- Written exercise -
Output all lines exactly.
□ □ □ □ □ □ □
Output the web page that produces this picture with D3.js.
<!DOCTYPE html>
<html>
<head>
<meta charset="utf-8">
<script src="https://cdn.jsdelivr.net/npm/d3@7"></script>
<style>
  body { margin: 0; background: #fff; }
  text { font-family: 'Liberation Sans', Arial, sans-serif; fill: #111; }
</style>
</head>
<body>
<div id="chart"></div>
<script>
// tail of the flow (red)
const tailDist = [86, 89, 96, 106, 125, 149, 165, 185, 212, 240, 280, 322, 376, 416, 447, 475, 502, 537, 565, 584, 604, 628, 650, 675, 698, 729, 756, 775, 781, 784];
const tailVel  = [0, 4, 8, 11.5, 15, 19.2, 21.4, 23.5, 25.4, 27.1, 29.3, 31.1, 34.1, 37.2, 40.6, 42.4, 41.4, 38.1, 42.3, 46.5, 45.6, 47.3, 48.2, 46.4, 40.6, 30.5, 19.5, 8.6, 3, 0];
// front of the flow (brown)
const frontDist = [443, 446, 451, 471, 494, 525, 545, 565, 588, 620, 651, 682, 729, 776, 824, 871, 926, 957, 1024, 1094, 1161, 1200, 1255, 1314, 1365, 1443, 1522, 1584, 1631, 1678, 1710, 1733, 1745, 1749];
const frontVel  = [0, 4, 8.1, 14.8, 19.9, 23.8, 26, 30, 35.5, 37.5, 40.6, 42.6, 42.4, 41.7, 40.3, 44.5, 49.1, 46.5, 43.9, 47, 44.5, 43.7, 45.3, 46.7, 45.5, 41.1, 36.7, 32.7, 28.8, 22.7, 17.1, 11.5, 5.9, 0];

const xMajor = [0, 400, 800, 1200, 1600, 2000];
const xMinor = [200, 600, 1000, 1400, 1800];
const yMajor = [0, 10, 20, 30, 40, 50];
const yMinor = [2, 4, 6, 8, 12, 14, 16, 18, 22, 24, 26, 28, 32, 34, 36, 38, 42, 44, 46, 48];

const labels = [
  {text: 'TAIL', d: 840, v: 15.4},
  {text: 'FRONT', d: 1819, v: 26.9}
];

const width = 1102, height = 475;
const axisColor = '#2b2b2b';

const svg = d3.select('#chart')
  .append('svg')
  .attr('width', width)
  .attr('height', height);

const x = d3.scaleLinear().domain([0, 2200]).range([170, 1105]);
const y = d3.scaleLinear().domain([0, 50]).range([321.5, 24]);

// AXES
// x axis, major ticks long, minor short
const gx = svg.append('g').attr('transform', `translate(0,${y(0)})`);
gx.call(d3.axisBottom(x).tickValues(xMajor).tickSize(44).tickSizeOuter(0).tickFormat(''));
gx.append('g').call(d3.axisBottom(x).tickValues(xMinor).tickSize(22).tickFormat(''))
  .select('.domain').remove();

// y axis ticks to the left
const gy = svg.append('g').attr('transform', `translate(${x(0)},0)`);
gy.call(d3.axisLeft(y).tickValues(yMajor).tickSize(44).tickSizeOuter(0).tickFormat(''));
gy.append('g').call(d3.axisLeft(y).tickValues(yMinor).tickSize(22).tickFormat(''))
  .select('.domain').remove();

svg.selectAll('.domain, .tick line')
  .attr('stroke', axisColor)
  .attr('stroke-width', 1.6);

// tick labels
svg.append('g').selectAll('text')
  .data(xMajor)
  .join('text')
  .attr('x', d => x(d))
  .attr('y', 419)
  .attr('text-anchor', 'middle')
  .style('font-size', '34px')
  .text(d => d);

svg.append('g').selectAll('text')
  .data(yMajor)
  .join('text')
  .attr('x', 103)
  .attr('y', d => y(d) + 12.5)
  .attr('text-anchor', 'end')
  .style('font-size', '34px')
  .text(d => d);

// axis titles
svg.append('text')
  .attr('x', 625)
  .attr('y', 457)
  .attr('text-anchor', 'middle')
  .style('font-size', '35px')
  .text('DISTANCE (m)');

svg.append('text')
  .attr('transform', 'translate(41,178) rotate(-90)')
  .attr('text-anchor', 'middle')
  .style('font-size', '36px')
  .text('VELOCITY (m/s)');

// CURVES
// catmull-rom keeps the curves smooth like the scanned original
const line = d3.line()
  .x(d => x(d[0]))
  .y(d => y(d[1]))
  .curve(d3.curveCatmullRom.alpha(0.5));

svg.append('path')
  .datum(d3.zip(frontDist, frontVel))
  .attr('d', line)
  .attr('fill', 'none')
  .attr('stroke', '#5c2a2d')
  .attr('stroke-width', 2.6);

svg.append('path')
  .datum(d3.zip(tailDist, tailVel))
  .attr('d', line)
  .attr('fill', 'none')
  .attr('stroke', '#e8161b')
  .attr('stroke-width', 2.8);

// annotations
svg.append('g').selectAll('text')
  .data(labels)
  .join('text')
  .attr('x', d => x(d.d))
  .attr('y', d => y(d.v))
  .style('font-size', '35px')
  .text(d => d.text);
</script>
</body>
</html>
□ □ □ □ □ □ □
- Final answer -
Output the web page that produces this picture with D3.js.
<!DOCTYPE html>
<html>
<head>
<meta charset="utf-8">
<script src="https://cdn.jsdelivr.net/npm/d3@7"></script>
<style>
  body { margin: 0; background: #fff; }
  text { font-family: 'Liberation Sans', Arial, sans-serif; fill: #111; }
</style>
</head>
<body>
<div id="chart"></div>
<script>
// tail of the flow (red)
const tailDist = [86, 89, 96, 106, 125, 149, 165, 185, 212, 240, 280, 322, 376, 416, 447, 475, 502, 537, 565, 584, 604, 628, 650, 675, 698, 729, 756, 775, 781, 784];
const tailVel  = [0, 4, 8, 11.5, 15, 19.2, 21.4, 23.5, 25.4, 27.1, 29.3, 31.1, 34.1, 37.2, 40.6, 42.4, 41.4, 38.1, 42.3, 46.5, 45.6, 47.3, 48.2, 46.4, 40.6, 30.5, 19.5, 8.6, 3, 0];
// front of the flow (brown)
const frontDist = [443, 446, 451, 471, 494, 525, 545, 565, 588, 620, 651, 682, 729, 776, 824, 871, 926, 957, 1024, 1094, 1161, 1200, 1255, 1314, 1365, 1443, 1522, 1584, 1631, 1678, 1710, 1733, 1745, 1749];
const frontVel  = [0, 4, 8.1, 14.8, 19.9, 23.8, 26, 30, 35.5, 37.5, 40.6, 42.6, 42.4, 41.7, 40.3, 44.5, 49.1, 46.5, 43.9, 47, 44.5, 43.7, 45.3, 46.7, 45.5, 41.1, 36.7, 32.7, 28.8, 22.7, 17.1, 11.5, 5.9, 0];

const xMajor = [0, 400, 800, 1200, 1600, 2000];
const xMinor = [200, 600, 1000, 1400, 1800];
const yMajor = [0, 10, 20, 30, 40, 50];
const yMinor = [2, 4, 6, 8, 12, 14, 16, 18, 22, 24, 26, 28, 32, 34, 36, 38, 42, 44, 46, 48];

const labels = [
  {text: 'TAIL', d: 840, v: 15.4},
  {text: 'FRONT', d: 1819, v: 26.9}
];

const width = 1102, height = 475;
const axisColor = '#2b2b2b';

const svg = d3.select('#chart')
  .append('svg')
  .attr('width', width)
  .attr('height', height);

const x = d3.scaleLinear().domain([0, 2200]).range([170, 1105]);
const y = d3.scaleLinear().domain([0, 50]).range([321.5, 24]);

// AXES
// x axis, major ticks long, minor short
const gx = svg.append('g').attr('transform', `translate(0,${y(0)})`);
gx.call(d3.axisBottom(x).tickValues(xMajor).tickSize(44).tickSizeOuter(0).tickFormat(''));
gx.append('g').call(d3.axisBottom(x).tickValues(xMinor).tickSize(22).tickFormat(''))
  .select('.domain').remove();

// y axis ticks to the left
const gy = svg.append('g').attr('transform', `translate(${x(0)},0)`);
gy.call(d3.axisLeft(y).tickValues(yMajor).tickSize(44).tickSizeOuter(0).tickFormat(''));
gy.append('g').call(d3.axisLeft(y).tickValues(yMinor).tickSize(22).tickFormat(''))
  .select('.domain').remove();

svg.selectAll('.domain, .tick line')
  .attr('stroke', axisColor)
  .attr('stroke-width', 1.6);

// tick labels
svg.append('g').selectAll('text')
  .data(xMajor)
  .join('text')
  .attr('x', d => x(d))
  .attr('y', 419)
  .attr('text-anchor', 'middle')
  .style('font-size', '34px')
  .text(d => d);

svg.append('g').selectAll('text')
  .data(yMajor)
  .join('text')
  .attr('x', 103)
  .attr('y', d => y(d) + 12.5)
  .attr('text-anchor', 'end')
  .style('font-size', '34px')
  .text(d => d);

// axis titles
svg.append('text')
  .attr('x', 625)
  .attr('y', 457)
  .attr('text-anchor', 'middle')
  .style('font-size', '35px')
  .text('DISTANCE (m)');

svg.append('text')
  .attr('transform', 'translate(41,178) rotate(-90)')
  .attr('text-anchor', 'middle')
  .style('font-size', '36px')
  .text('VELOCITY (m/s)');

// CURVES
// catmull-rom keeps the curves smooth like the scanned original
const line = d3.line()
  .x(d => x(d[0]))
  .y(d => y(d[1]))
  .curve(d3.curveCatmullRom.alpha(0.5));

svg.append('path')
  .datum(d3.zip(frontDist, frontVel))
  .attr('d', line)
  .attr('fill', 'none')
  .attr('stroke', '#5c2a2d')
  .attr('stroke-width', 2.6);

svg.append('path')
  .datum(d3.zip(tailDist, tailVel))
  .attr('d', line)
  .attr('fill', 'none')
  .attr('stroke', '#e8161b')
  .attr('stroke-width', 2.8);

// annotations
svg.append('g').selectAll('text')
  .data(labels)
  .join('text')
  .attr('x', d => x(d.d))
  .attr('y', d => y(d.v))
  .style('font-size', '35px')
  .text(d => d.text);
</script>
</body>
</html>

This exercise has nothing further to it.